* _DIRECTIONS_:
Go through the records underneath and count the lines that include the string "matplotlib". Give nothing but the number.

--------------------------------------------------

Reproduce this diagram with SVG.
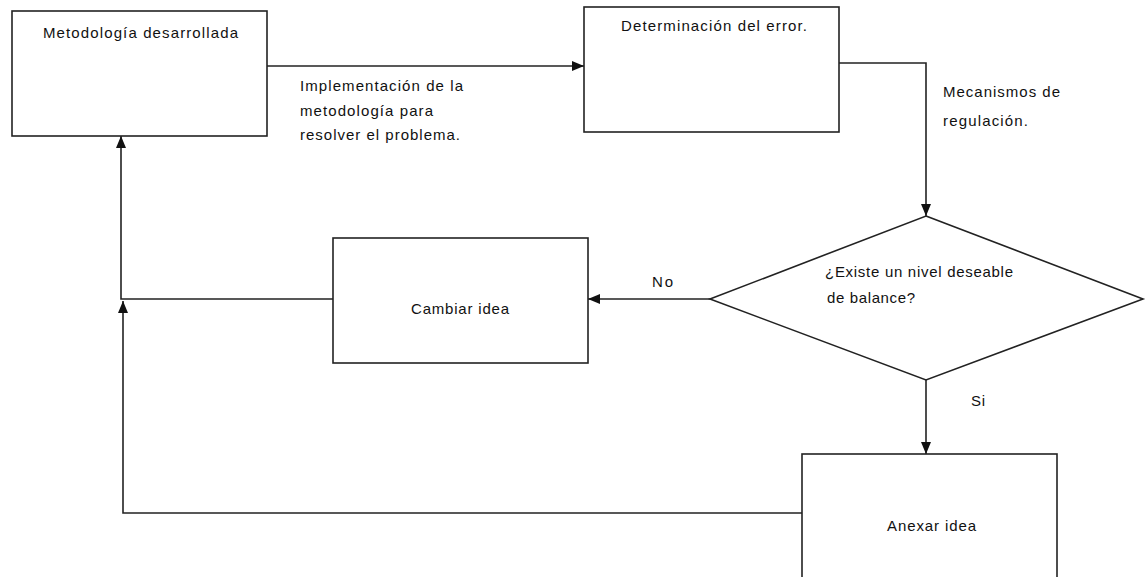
<svg xmlns="http://www.w3.org/2000/svg" width="1147" height="577" viewBox="0 0 1147 577">
<defs>
<marker id="arr" markerUnits="userSpaceOnUse" markerWidth="13" markerHeight="12" refX="12" refY="6" orient="auto">
<path d="M0,1 L12,6 L0,11 z" fill="#111"/>
</marker>
<style>
.box{fill:#fff;stroke:#222;stroke-width:1.6}
.con{fill:none;stroke:#222;stroke-width:1.6}
text{font-family:"Liberation Sans",Arial,sans-serif;font-size:15px;fill:#111}
</style>
</defs>
<rect width="1147" height="577" fill="#fff"/>
<g id="connectors">
<path class="con" d="M267,66 H584" marker-end="url(#arr)"/>
<path class="con" d="M839,63 H926 V216" marker-end="url(#arr)"/>
<path class="con" d="M710,299 H588" marker-end="url(#arr)"/>
<path class="con" d="M333,299 H121 V136" marker-end="url(#arr)"/>
<path class="con" d="M926,380 V454" marker-end="url(#arr)"/>
<path class="con" d="M802,513 H123 V301" marker-end="url(#arr)"/>
<text x="300" y="91" textLength="163" lengthAdjust="spacing">Implementación de la</text>
<text x="300" y="116" textLength="133" lengthAdjust="spacing">metodología para</text>
<text x="300" y="140" textLength="160" lengthAdjust="spacing">resolver el problema.</text>
<text x="943" y="97" textLength="117" lengthAdjust="spacing">Mecanismos de</text>
<text x="943" y="126" textLength="85" lengthAdjust="spacing">regulación.</text>
<text x="652" y="287" textLength="21" lengthAdjust="spacing">No</text>
<text x="971" y="406" textLength="14" lengthAdjust="spacing">Si</text>
</g>
<g id="metodologia">
<rect class="box" x="12" y="11" width="255" height="125"/>
<text x="43" y="38" textLength="195" lengthAdjust="spacing">Metodología desarrollada</text>
</g>
<g id="determinacion">
<rect class="box" x="584" y="7" width="255" height="125"/>
<text x="621" y="31" textLength="186" lengthAdjust="spacing">Determinación del error.</text>
</g>
<g id="decision">
<polygon class="box" points="926,216 1143,299 926,380 710,299"/>
<text x="825" y="277" textLength="188" lengthAdjust="spacing">¿Existe un nivel deseable</text>
<text x="827" y="303" textLength="88" lengthAdjust="spacing">de balance?</text>
</g>
<g id="cambiar">
<rect class="box" x="333" y="238" width="255" height="125"/>
<text x="411" y="314" textLength="98" lengthAdjust="spacing">Cambiar idea</text>
</g>
<g id="anexar">
<rect class="box" x="802" y="454" width="255" height="130"/>
<text x="887" y="531" textLength="89" lengthAdjust="spacing">Anexar idea</text>
</g>
</svg>
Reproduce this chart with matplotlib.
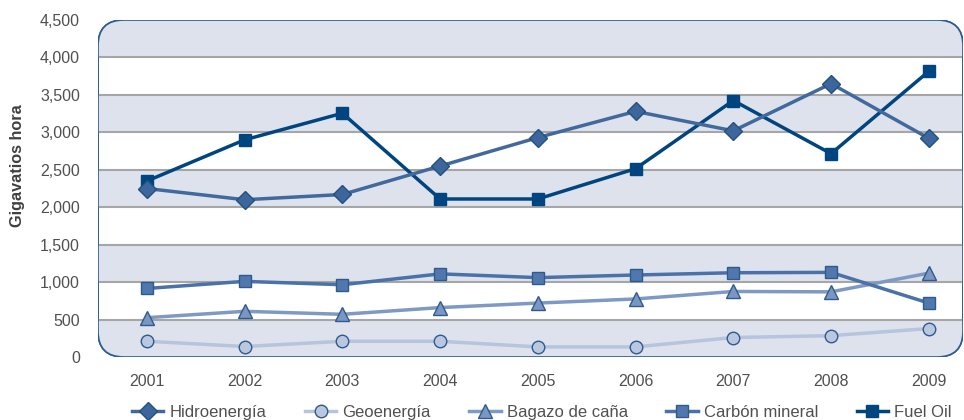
import matplotlib
matplotlib.use("Agg")
import matplotlib.pyplot as plt
from matplotlib.patches import FancyBboxPatch
from matplotlib.ticker import FuncFormatter

plt.rcParams['font.family'] = ['Liberation Sans', 'DejaVu Sans']

years = [2001, 2002, 2003, 2004, 2005, 2006, 2007, 2008, 2009]
hidro = [2250, 2100, 2170, 2550, 2930, 3280, 3020, 3650, 2920]
geo = [210, 140, 210, 210, 135, 135, 260, 285, 380]
bagazo = [525, 610, 570, 660, 720, 775, 875, 870, 1120]
carbon = [915, 1010, 965, 1110, 1060, 1095, 1125, 1130, 720]
fuel = [2350, 2900, 3255, 2110, 2110, 2515, 3425, 2715, 3815]

band_color = '#dde2ed'
grid_color = '#a6a6a6'
text_color = '#505050'

fig = plt.figure(figsize=(9.64, 4.2), dpi=100)
ax = fig.add_axes([98/964, 63/420, 865/964, 337/420])
ax.set_xlim(2000.5, 2009.35)
ax.set_ylim(0, 4500)

# rounded plot frame
aspect = 865/337
frame = FancyBboxPatch((0, 0), 1, 1, boxstyle="round,pad=0,rounding_size=0.03",
                       mutation_aspect=aspect, transform=ax.transAxes,
                       facecolor='white', edgecolor='#2b5c93', linewidth=1.2, zorder=0.5)
ax.add_patch(frame)
ax.patch.set_visible(False)

for lo in [0, 1000, 2000, 3000, 4000]:
    span = ax.axhspan(lo, lo + 500, color=band_color, lw=0, zorder=0.6)
    span.set_clip_path(frame)
for g in range(500, 4500, 500):
    ln = ax.axhline(g, color=grid_color, lw=1.5, zorder=0.7)
    ln.set_clip_path(frame)

# border again, above the bands
border = FancyBboxPatch((0, 0), 1, 1, boxstyle="round,pad=0,rounding_size=0.03",
                        mutation_aspect=aspect, transform=ax.transAxes,
                        facecolor='none', edgecolor='#2b5c93', linewidth=1.2, zorder=0.8)
ax.add_patch(border)

lw = 2.5
ax.plot(years, fuel, color='#00457f', lw=lw, marker='s', ms=9,
        mfc='#00457f', mec='#00457f', label='Fuel Oil', zorder=3)
ax.plot(years, hidro, color='#41699d', lw=lw, marker='D', ms=9,
        mfc='#3d669c', mec='#24507f', label='Hidroenergía', zorder=4)
ax.plot(years, geo, color='#b7c4dd', lw=lw, marker='o', ms=9,
        mfc='#bac7e0', mec='#2e5a8c', mew=1, label='Geoenergía', zorder=3)
ax.plot(years, bagazo, color='#7f99c5', lw=lw, marker='^', ms=9.5,
        mfc='#7b96c3', mec='#2e5a8c', mew=1, label='Bagazo de caña', zorder=3)
ax.plot(years, carbon, color='#4a72a8', lw=lw, marker='s', ms=9,
        mfc='#5078ae', mec='#2e5a8c', mew=1, label='Carbón mineral', zorder=3)

ax.set_xticks(years)
ax.set_yticks(range(0, 4501, 500))
ax.yaxis.set_major_formatter(FuncFormatter(lambda v, p: f"{int(v):,}"))
ax.tick_params(length=0, labelsize=11.5, labelcolor=text_color)
ax.tick_params(axis='x', pad=12)
ax.tick_params(axis='y', pad=13)
for s in ax.spines.values():
    s.set_visible(False)

fig.text(18/964, (420-166)/420, 'Gigavatios hora', rotation=90, ha='center', va='center',
         fontsize=11.7, fontweight='bold', color='#404040')

handles, labels = ax.get_legend_handles_labels()
order = ['Hidroenergía', 'Geoenergía', 'Bagazo de caña', 'Carbón mineral', 'Fuel Oil']
hmap = dict(zip(labels, handles))
fig.legend([hmap[k] for k in order], order, loc='lower center', ncol=5,
           bbox_to_anchor=(0.562, -0.035), frameon=False, fontsize=12,
           labelcolor=text_color, handlelength=1.9, columnspacing=2.3, handletextpad=0.36)

fig.savefig('out.png', dpi=100)
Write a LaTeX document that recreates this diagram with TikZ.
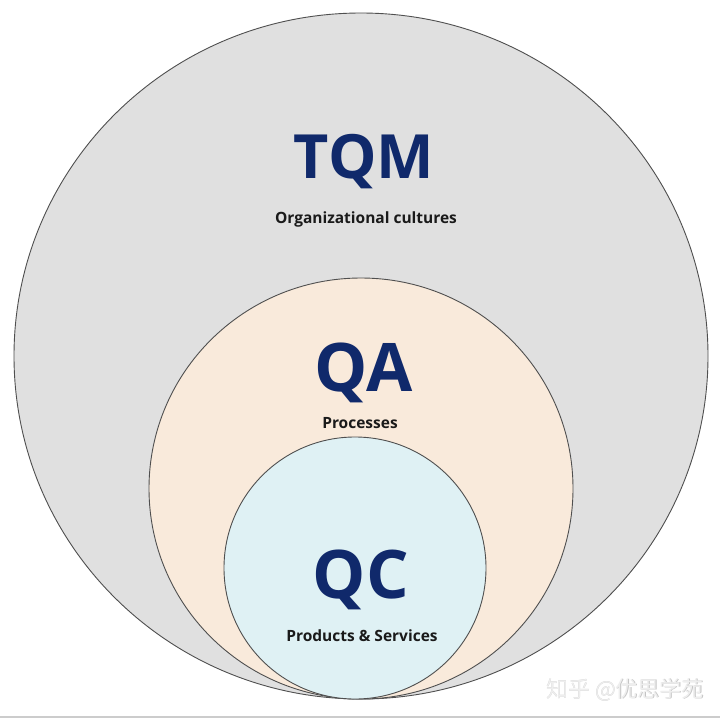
\documentclass[tikz,border=0pt]{standalone}
\usepackage{fontspec}
\setmainfont{Open Sans}
\newfontfamily\cjkfont{Noto Sans CJK SC}
\definecolor{outerfill}{HTML}{E0E0E0}
\definecolor{midfill}{HTML}{F9EADB}
\definecolor{innerfill}{HTML}{DFF1F4}
\definecolor{ringline}{HTML}{4F4F4F}
\definecolor{navy}{HTML}{10296B}
\definecolor{ink}{HTML}{1A1A1A}
\definecolor{wmark}{HTML}{EEEEEE}
\definecolor{wshade}{HTML}{C4C4C4}
\begin{document}
\begin{tikzpicture}[x=1pt,y=-1pt,
  ring/.style={draw=ringline, line width=0.9pt},
  bigtitle/.style={anchor=base, inner sep=0pt, text=navy, font=\bfseries\fontsize{#1}{#1}\selectfont},
  subtitle/.style={anchor=base, inner sep=0pt, text=ink, font=\bfseries\fontsize{15.5}{16}\selectfont},
  wm/.style={anchor=base, inner sep=0pt, font=\cjkfont\fontsize{22}{22}\selectfont}]
  \useasboundingbox[fill=white] (0,0) rectangle (720,718);
  % circles
  \draw[ring, fill=outerfill] (361,356) ellipse [x radius=347pt, y radius=343pt];
  \draw[ring, fill=midfill] (361,488.5) ellipse [x radius=212pt, y radius=210.5pt];
  \draw[ring, fill=innerfill] (355,568) ellipse [x radius=131pt, y radius=131pt];
  % texts
  \node[bigtitle=61] (tqm) at (364,178) {TQM};
  \node[subtitle] (tqmsub) at (366,223) {Organizational cultures};
  \node[bigtitle=67] (qa) at (364,391) {QA};
  \node[subtitle] (qasub) at (360,428) {Processes};
  \node[bigtitle=67] (qc) at (361,598) {QC};
  \node[subtitle] (qcsub) at (362,641) {Products \& Services};
  % watermark
  \node[wm, text=wshade] (wms) at (625.7,697.7) {知乎 @优思学苑};
  \node[wm, text=wmark] (wmt) at (625,697) {知乎 @优思学苑};
  % bottom edge line
  \fill[color=black!20] (0,716) rectangle (720,718);
\end{tikzpicture}
\end{document}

--------------------------------------------------

* _TASK RESULT_:
6